Power exchange can also be used as a punishment. Example given, say someone spent a fortune on something they didnt really need after having a talk about needing to watch their spending. I mentioned I needed to watch my spending as I had some bills coming up and didn’t want to have to pay them off in installments, She agreed that was best for me, then I went off and bought new set of wheels for my mustang. The limit was $150 and anything “out of the normal” was to be reported to Her. Anything over $150 I had to have Her permission first.

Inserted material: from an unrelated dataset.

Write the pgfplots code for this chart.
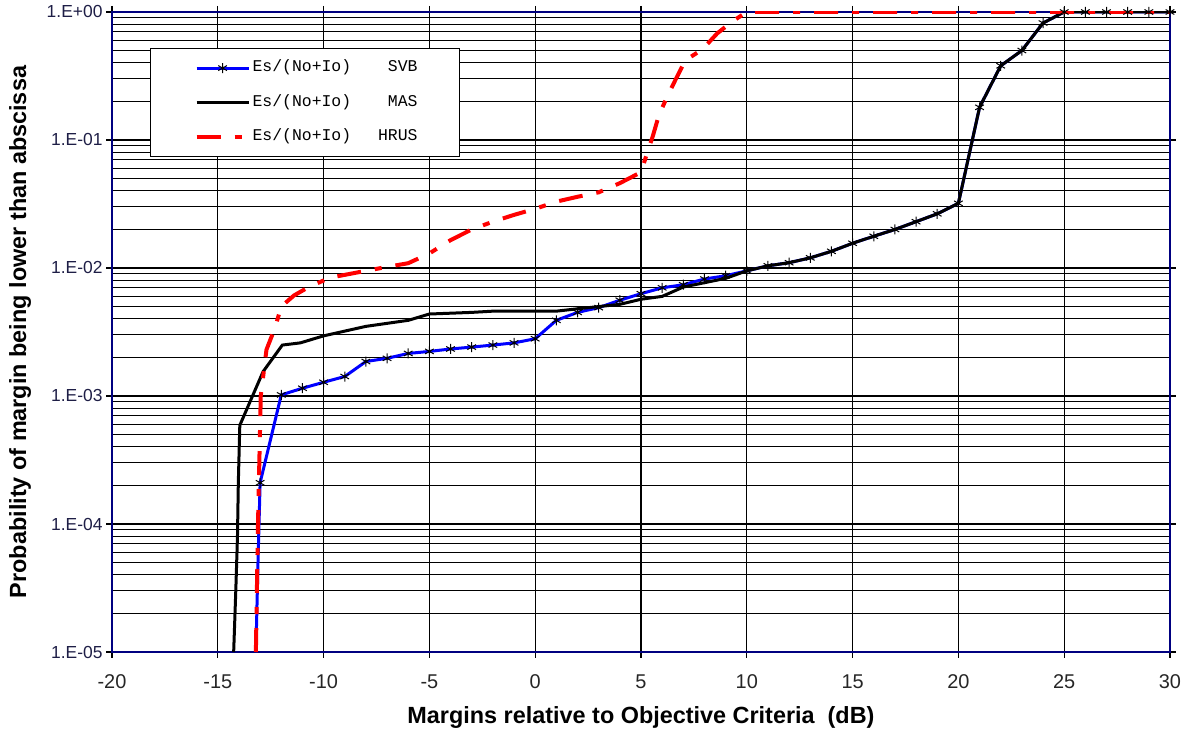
\documentclass[border=0pt]{standalone}
\usepackage{fontspec}
\setmainfont{Liberation Sans}
\setmonofont{Liberation Mono}
\usepackage{pgfplots}
\pgfplotsset{compat=1.18}
\definecolor{navyframe}{RGB}{0,0,128}
\definecolor{ylab}{RGB}{30,30,70}
\begin{document}
\begin{tikzpicture}[x=1bp,y=1bp]
\useasboundingbox (0,0) rectangle (1192,740);
\begin{axis}[
  at={(112bp,88bp)}, anchor=south west,
  scale only axis, width=1058bp, height=640bp,
  xmin=-20, xmax=30, ymode=log, ymin=1e-5, ymax=1,
  xtick={-20,-15,...,30},
  ytick={1e-5,1e-4,1e-3,1e-2,1e-1,1},
  yticklabels={1.E-05,1.E-04,1.E-03,1.E-02,1.E-01,1.E+00},
  minor ytick={2e-5,3e-5,4e-5,5e-5,6e-5,7e-5,8e-5,9e-5,
               2e-4,3e-4,4e-4,5e-4,6e-4,7e-4,8e-4,9e-4,
               2e-3,3e-3,4e-3,5e-3,6e-3,7e-3,8e-3,9e-3,
               2e-2,3e-2,4e-2,5e-2,6e-2,7e-2,8e-2,9e-2,
               0.2,0.3,0.4,0.5,0.6,0.7,0.8,0.9},
  xmajorgrids, ymajorgrids, yminorgrids,
  major grid style={black,line width=1.1bp},
  minor grid style={black,line width=1.1bp},
  axis line style={navyframe,line width=2.2bp},
  tick align=outside,
  major tick length=6bp, minor tick length=0pt,
  tick style={black,line width=1.2bp},
  /pgf/number format/assume math mode=true,
  x tick label style={font=\fontsize{20}{24}\selectfont, text=black!85, yshift=-13bp},
  y tick label style={font=\fontsize{17.5}{20}\selectfont, text=ylab},
  xlabel={Margins relative to Objective Criteria\ \ (dB)},
  ylabel={Probability of margin being lower than abscissa},
  label style={font=\bfseries\fontsize{23.5}{28}\selectfont},
  xlabel style={at={(axis description cs:0.5,-0.103)}, anchor=center},
  ylabel style={at={(axis description cs:-0.0868,0.5)}, anchor=center},
  legend cell align=left,
  legend image code/.code={\draw[#1, mark indices={2}] plot coordinates {(2bp,0bp) (28bp,0bp) (54bp,0bp)};},
  legend style={at={(rel axis cs:0.0359,0.94375)}, anchor=north west,
    draw=black, line width=1.2bp, fill=white,
    inner xsep=44bp, inner ysep=11bp, row sep=17.5bp,
    font=\ttfamily\fontsize{16.5}{19}\selectfont,
    nodes={text height=10bp, text depth=3bp}},
]
\addplot[blue, line width=3bp, mark=asterisk, mark size=5bp,
  mark options={black, solid, line width=1bp}, mark indices={3,4,...,60}] coordinates {
(-13.2,1e-5)(-13.1,5e-5)(-13,2.1e-4)(-12,1.02e-3)(-11,1.15e-3)(-10,1.28e-3)(-9,1.42e-3)
(-8,1.86e-3)(-7,1.97e-3)(-6,2.15e-3)(-5,2.23e-3)(-4,2.33e-3)(-3,2.41e-3)(-2,2.5e-3)
(-1,2.6e-3)(0,2.8e-3)(1,3.9e-3)(2,4.5e-3)(3,4.9e-3)(4,5.6e-3)(5,6.3e-3)(6,7.0e-3)
(7,7.4e-3)(8,8.2e-3)(9,8.7e-3)(10,9.5e-3)(11,1.04e-2)(12,1.1e-2)(13,1.2e-2)(14,1.35e-2)
(15,1.56e-2)(16,1.77e-2)(17,2.0e-2)(18,2.3e-2)(19,2.65e-2)(20,3.2e-2)(21,0.18)(22,0.38)
(23,0.5)(24,0.82)(25,1)(26,1)(27,1)(28,1)(29,1)(30,1)};
\addlegendentry{\makebox[165bp][l]{Es/(No+Io)\hfill SVB}\hspace*{-4bp}}
\addplot[black, line width=3bp] coordinates {
(-14.25,1e-5)(-14.15,3e-5)(-14.07,8e-5)(-14.03,2.1e-4)(-13.96,5.9e-4)(-12.86,1.55e-3)
(-11.95,2.5e-3)(-11.1,2.6e-3)(-10,2.95e-3)(-8,3.5e-3)(-6,3.9e-3)(-5,4.37e-3)(-3,4.5e-3)
(-2,4.6e-3)(1,4.6e-3)(2,4.8e-3)(4,5.2e-3)(5,5.7e-3)(6,6.0e-3)(7,7.1e-3)(9,8.3e-3)
(10,9.5e-3)(11,1.04e-2)(12,1.1e-2)(13,1.2e-2)(14,1.35e-2)(15,1.56e-2)(16,1.77e-2)
(17,2.0e-2)(18,2.3e-2)(19,2.65e-2)(20,3.2e-2)(21,0.18)(22,0.38)(23,0.5)(24,0.82)(25,1)(30,1)};
\addlegendentry{\makebox[165bp][l]{Es/(No+Io)\hfill MAS}\hspace*{-4bp}}
\addplot[red, line width=4bp, dash pattern=on 24bp off 14bp on 7bp off 14bp] coordinates {
(-13.2,1e-5)(-13.1,1e-4)(-12.97,1.0e-3)(-12.7,2.3e-3)(-12.3,3.4e-3)(-12.0,5.0e-3)
(-11.4,6.1e-3)(-10.7,7.1e-3)(-9.7,8.4e-3)(-8.3,9.3e-3)(-7,1.02e-2)(-6,1.09e-2)(-5,1.3e-2)
(-4,1.65e-2)(-3,2.0e-2)(-2,2.3e-2)(-1,2.6e-2)(0,2.9e-2)(1,3.3e-2)(2,3.6e-2)(3,3.9e-2)
(4,4.6e-2)(5,5.6e-2)(5.3,8e-2)(5.55,0.106)(5.85,0.157)(6.25,0.22)(6.65,0.30)(7.1,0.42)
(7.9,0.51)(8.6,0.68)(9.3,0.84)(10,1)(30,1)};
\addlegendentry{\makebox[165bp][l]{Es/(No+Io)\hfill HRUS}\hspace*{-4bp}}
\end{axis}
\end{tikzpicture}
\end{document}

To me, power exchange is a big factor in my submission. It provides rules, responsibility, guidelines, trust, expectations. I enjoy the exchange of power between my Dominant and I, my submission is a gift unto Them just as Their Dominance is a gift unto me. I submit because it’s who I am and I do it voluntarily to those I deem worthy of it. But without power exchange, the whole D/s relationship isn’t possible. Power exchange can make or break a relationship, but that all comes down to communication which is another topic.